Collingwood came knocking in 2008 with a massive multimillion-dollar offer after Brown had produced a vintage 2007 which included his first Brisbane best and fairest, All-Australian selection and the Coleman Medal.
“They went close,” he says. “I can't put a finger on why (I stayed), there were a number of reasons but I guess at the end of the day the reasons just weren’t compelling enough to tip me over the line.
“I had that real genuine affection for the club, I was captain at the time and was just about to marry my wife Kylie and she’s a Queenslander.
“No doubt you look back and go, ‘Gee, I would have loved to have played in more success, more finals’, which Collingwood went on to do that ... but I think ultimately to be able to look back and be very proud to have played 15 years at the one club.
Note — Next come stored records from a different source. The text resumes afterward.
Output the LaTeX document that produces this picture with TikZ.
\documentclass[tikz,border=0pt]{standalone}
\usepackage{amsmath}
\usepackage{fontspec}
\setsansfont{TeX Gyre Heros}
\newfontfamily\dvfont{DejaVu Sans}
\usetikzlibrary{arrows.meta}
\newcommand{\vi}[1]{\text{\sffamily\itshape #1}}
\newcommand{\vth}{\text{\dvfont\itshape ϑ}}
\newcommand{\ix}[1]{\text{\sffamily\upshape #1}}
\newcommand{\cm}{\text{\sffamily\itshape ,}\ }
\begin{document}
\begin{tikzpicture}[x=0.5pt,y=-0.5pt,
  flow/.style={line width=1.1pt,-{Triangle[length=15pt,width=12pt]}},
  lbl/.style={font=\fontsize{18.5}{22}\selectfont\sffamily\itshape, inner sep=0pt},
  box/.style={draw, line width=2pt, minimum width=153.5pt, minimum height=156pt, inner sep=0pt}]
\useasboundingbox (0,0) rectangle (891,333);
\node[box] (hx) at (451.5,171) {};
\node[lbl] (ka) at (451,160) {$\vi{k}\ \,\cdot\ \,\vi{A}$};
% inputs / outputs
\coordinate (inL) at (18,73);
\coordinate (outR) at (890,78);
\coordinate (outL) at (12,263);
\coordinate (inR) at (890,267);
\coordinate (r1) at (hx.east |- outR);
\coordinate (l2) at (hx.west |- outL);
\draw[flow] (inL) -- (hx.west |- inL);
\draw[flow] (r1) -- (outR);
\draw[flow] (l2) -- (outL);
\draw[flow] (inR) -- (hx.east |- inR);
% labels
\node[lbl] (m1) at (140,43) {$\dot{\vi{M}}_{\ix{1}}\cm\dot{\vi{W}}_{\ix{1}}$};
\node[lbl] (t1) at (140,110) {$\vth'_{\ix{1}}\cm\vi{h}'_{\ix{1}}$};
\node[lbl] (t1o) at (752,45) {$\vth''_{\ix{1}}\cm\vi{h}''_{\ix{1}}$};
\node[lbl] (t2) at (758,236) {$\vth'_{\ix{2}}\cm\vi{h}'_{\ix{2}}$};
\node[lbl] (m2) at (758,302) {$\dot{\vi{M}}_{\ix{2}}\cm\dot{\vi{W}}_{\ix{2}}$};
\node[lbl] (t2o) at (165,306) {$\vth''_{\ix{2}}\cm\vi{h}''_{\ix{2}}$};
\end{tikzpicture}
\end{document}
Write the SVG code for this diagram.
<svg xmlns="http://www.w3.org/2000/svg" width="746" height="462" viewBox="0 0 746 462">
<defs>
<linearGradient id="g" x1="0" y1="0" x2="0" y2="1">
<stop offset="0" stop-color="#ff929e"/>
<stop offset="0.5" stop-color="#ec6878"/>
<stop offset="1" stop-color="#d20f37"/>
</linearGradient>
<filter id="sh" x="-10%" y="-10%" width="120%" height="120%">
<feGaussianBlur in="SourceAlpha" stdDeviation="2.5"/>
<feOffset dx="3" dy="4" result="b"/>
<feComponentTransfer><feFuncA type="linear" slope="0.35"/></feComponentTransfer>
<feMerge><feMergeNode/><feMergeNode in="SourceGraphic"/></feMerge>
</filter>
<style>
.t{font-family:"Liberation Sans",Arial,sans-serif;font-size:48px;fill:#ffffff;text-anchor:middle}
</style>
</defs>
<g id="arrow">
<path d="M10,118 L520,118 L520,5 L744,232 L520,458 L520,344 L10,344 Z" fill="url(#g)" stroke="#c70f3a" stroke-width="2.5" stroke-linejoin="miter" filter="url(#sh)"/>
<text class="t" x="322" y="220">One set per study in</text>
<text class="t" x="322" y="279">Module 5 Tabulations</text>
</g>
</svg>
“I think when Leigh (Matthews) used to say it to us that his proudest achievement as a player was to play his career at the one club, you think he's saying that because he’s just trying to get us to stay.
“But I get it now, you look back on those words and I can certainly relate to them.”
Brown doesn't have any regrets about the third phase of his career, which was plagued by serious injuries and is happy he changed his mind about retiring in 2012.
“After I had the horrible facial head injuries in 2011, I played most of the year in 2012 but I was so buggered. 2011 had taken such an emotional and physical toll on me and I was going to hang them up.
“But I'm actually glad I went on even though 2013 and 2014 weren't that productive. I'm just glad I pushed on and just wrung the towel dry.
“If I had gone and retired early, I definitely would have regretted it because we always miss playing footy, you never get that out of your system so at least I knew I had nothing left.”
Ironically one of Brown's greatest achievements since retirement is something David Young would find amusing ... running the New York Marathon.